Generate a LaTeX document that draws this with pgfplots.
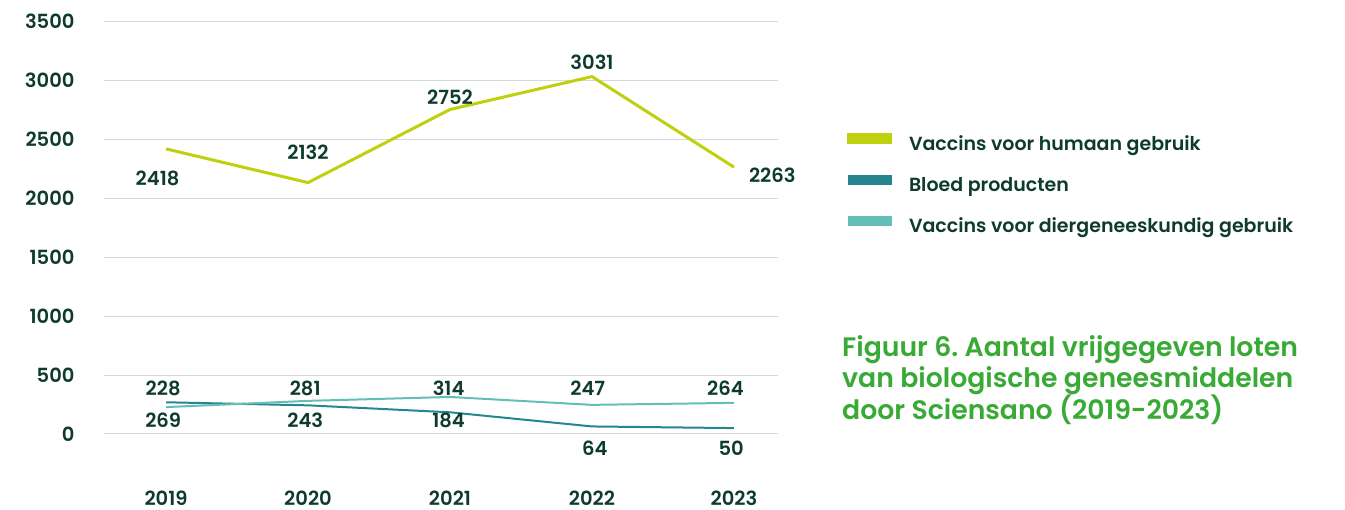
\documentclass[border=0pt]{standalone}
\usepackage{fontspec}
\setmainfont{Poppins}[BoldFont={Poppins SemiBold}]
\usepackage{pgfplots}
\pgfplotsset{compat=1.18}
\definecolor{limec}{HTML}{BED00E}
\definecolor{dteal}{HTML}{268591}
\definecolor{lteal}{HTML}{62BEB6}
\definecolor{txt}{HTML}{0E3B2E}
\definecolor{ttl}{HTML}{39AA35}
\definecolor{gridc}{HTML}{D3DADA}
\frenchspacing
\begin{document}
\begin{tikzpicture}[x=1pt,y=1pt]
\path[use as bounding box] (0,0) rectangle (1345,510);
\begin{axis}[
  at={(104pt,76pt)}, anchor=south west,
  scale only axis, width=674pt, height=412.7pt,
  xmin=-0.437, xmax=4.31, ymin=0, ymax=3500,
  xtick={0,1,2,3,4}, xticklabels={2019,2020,2021,2022,2023},
  ytick={0,500,1000,1500,2000,2500,3000,3500},
  ymajorgrids, grid style={gridc, line width=1pt},
  axis line style={draw=none}, major tick length=0pt,
  tick label style={font=\fontsize{19.5}{23}\selectfont\bfseries, text=txt},
  /pgf/number format/assume math mode=true, /pgf/number format/1000 sep={},
  yticklabel style={xshift=-26pt},
  xticklabel style={yshift=-53pt, text depth=0pt},
  clip=false,
  legend style={draw=none, fill=none, at={(axis description cs:1.1024,0.729)}, anchor=north west,
    inner sep=0pt, outer sep=0pt, font=\fontsize{19}{23}\selectfont\bfseries, text=txt,
    row sep=20pt, nodes={inner sep=0pt, text height=14pt, text depth=4pt},
    /tikz/every odd column/.style={column sep=17pt}},
  legend cell align=left,
  legend image code/.code={\fill[#1] (0pt,3pt) rectangle (42pt,11pt);},
]
\addplot[limec, line width=3pt] coordinates {(0,2418)(1,2132)(2,2752)(3,3031)(4,2263)};
\addlegendentry{Vaccins voor humaan gebruik}
\addplot[dteal, line width=2pt] coordinates {(0,269)(1,243)(2,184)(3,64)(4,50)};
\addlegendentry{Bloed producten}
\addplot[lteal, line width=2pt] coordinates {(0,228)(1,281)(2,314)(3,247)(4,264)};
\addlegendentry{Vaccins voor diergeneeskundig gebruik}
\tikzset{lbl/.style={font=\fontsize{19.5}{23}\selectfont\bfseries, text=txt, inner sep=0pt}}
\node[lbl] at (axis cs:-0.06,2171) {2418};
\node[lbl] at (axis cs:1.0,2392) {2132};
\node[lbl] at (axis cs:2.0,2858) {2752};
\node[lbl] at (axis cs:3.0,3155) {3031};
\node[lbl] at (axis cs:4.27,2197) {2263};
\node[lbl] at (axis cs:-0.02,390) {228};
\node[lbl] at (axis cs:-0.02,119) {269};
\node[lbl] at (axis cs:0.98,390) {281};
\node[lbl] at (axis cs:0.98,119) {243};
\node[lbl] at (axis cs:1.99,390) {314};
\node[lbl] at (axis cs:1.99,119) {184};
\node[lbl] at (axis cs:2.97,390) {247};
\node[lbl] at (axis cs:3.02,-119) {64};
\node[lbl] at (axis cs:3.94,390) {264};
\node[lbl] at (axis cs:3.98,-119) {50};
\end{axis}
\begin{scope}[every node/.style={anchor=base west, inner sep=0pt, text=ttl, font=\fontsize{26.7}{31}\selectfont\bfseries}]
\node at (842,153) {Figuur 6. Aantal vrijgegeven loten};
\node at (842,122) {van biologische geneesmiddelen};
\node at (842,90) {door Sciensano (2019-2023)};
\end{scope}
\end{tikzpicture}
\end{document}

════════

▸ Aim
All the lines above are to be reproduced exactly, except the pictures.

▸ Task output
Generate a LaTeX document that draws this with pgfplots.
\documentclass[border=0pt]{standalone}
\usepackage{fontspec}
\setmainfont{Poppins}[BoldFont={Poppins SemiBold}]
\usepackage{pgfplots}
\pgfplotsset{compat=1.18}
\definecolor{limec}{HTML}{BED00E}
\definecolor{dteal}{HTML}{268591}
\definecolor{lteal}{HTML}{62BEB6}
\definecolor{txt}{HTML}{0E3B2E}
\definecolor{ttl}{HTML}{39AA35}
\definecolor{gridc}{HTML}{D3DADA}
\frenchspacing
\begin{document}
\begin{tikzpicture}[x=1pt,y=1pt]
\path[use as bounding box] (0,0) rectangle (1345,510);
\begin{axis}[
  at={(104pt,76pt)}, anchor=south west,
  scale only axis, width=674pt, height=412.7pt,
  xmin=-0.437, xmax=4.31, ymin=0, ymax=3500,
  xtick={0,1,2,3,4}, xticklabels={2019,2020,2021,2022,2023},
  ytick={0,500,1000,1500,2000,2500,3000,3500},
  ymajorgrids, grid style={gridc, line width=1pt},
  axis line style={draw=none}, major tick length=0pt,
  tick label style={font=\fontsize{19.5}{23}\selectfont\bfseries, text=txt},
  /pgf/number format/assume math mode=true, /pgf/number format/1000 sep={},
  yticklabel style={xshift=-26pt},
  xticklabel style={yshift=-53pt, text depth=0pt},
  clip=false,
  legend style={draw=none, fill=none, at={(axis description cs:1.1024,0.729)}, anchor=north west,
    inner sep=0pt, outer sep=0pt, font=\fontsize{19}{23}\selectfont\bfseries, text=txt,
    row sep=20pt, nodes={inner sep=0pt, text height=14pt, text depth=4pt},
    /tikz/every odd column/.style={column sep=17pt}},
  legend cell align=left,
  legend image code/.code={\fill[#1] (0pt,3pt) rectangle (42pt,11pt);},
]
\addplot[limec, line width=3pt] coordinates {(0,2418)(1,2132)(2,2752)(3,3031)(4,2263)};
\addlegendentry{Vaccins voor humaan gebruik}
\addplot[dteal, line width=2pt] coordinates {(0,269)(1,243)(2,184)(3,64)(4,50)};
\addlegendentry{Bloed producten}
\addplot[lteal, line width=2pt] coordinates {(0,228)(1,281)(2,314)(3,247)(4,264)};
\addlegendentry{Vaccins voor diergeneeskundig gebruik}
\tikzset{lbl/.style={font=\fontsize{19.5}{23}\selectfont\bfseries, text=txt, inner sep=0pt}}
\node[lbl] at (axis cs:-0.06,2171) {2418};
\node[lbl] at (axis cs:1.0,2392) {2132};
\node[lbl] at (axis cs:2.0,2858) {2752};
\node[lbl] at (axis cs:3.0,3155) {3031};
\node[lbl] at (axis cs:4.27,2197) {2263};
\node[lbl] at (axis cs:-0.02,390) {228};
\node[lbl] at (axis cs:-0.02,119) {269};
\node[lbl] at (axis cs:0.98,390) {281};
\node[lbl] at (axis cs:0.98,119) {243};
\node[lbl] at (axis cs:1.99,390) {314};
\node[lbl] at (axis cs:1.99,119) {184};
\node[lbl] at (axis cs:2.97,390) {247};
\node[lbl] at (axis cs:3.02,-119) {64};
\node[lbl] at (axis cs:3.94,390) {264};
\node[lbl] at (axis cs:3.98,-119) {50};
\end{axis}
\begin{scope}[every node/.style={anchor=base west, inner sep=0pt, text=ttl, font=\fontsize{26.7}{31}\selectfont\bfseries}]
\node at (842,153) {Figuur 6. Aantal vrijgegeven loten};
\node at (842,122) {van biologische geneesmiddelen};
\node at (842,90) {door Sciensano (2019-2023)};
\end{scope}
\end{tikzpicture}
\end{document}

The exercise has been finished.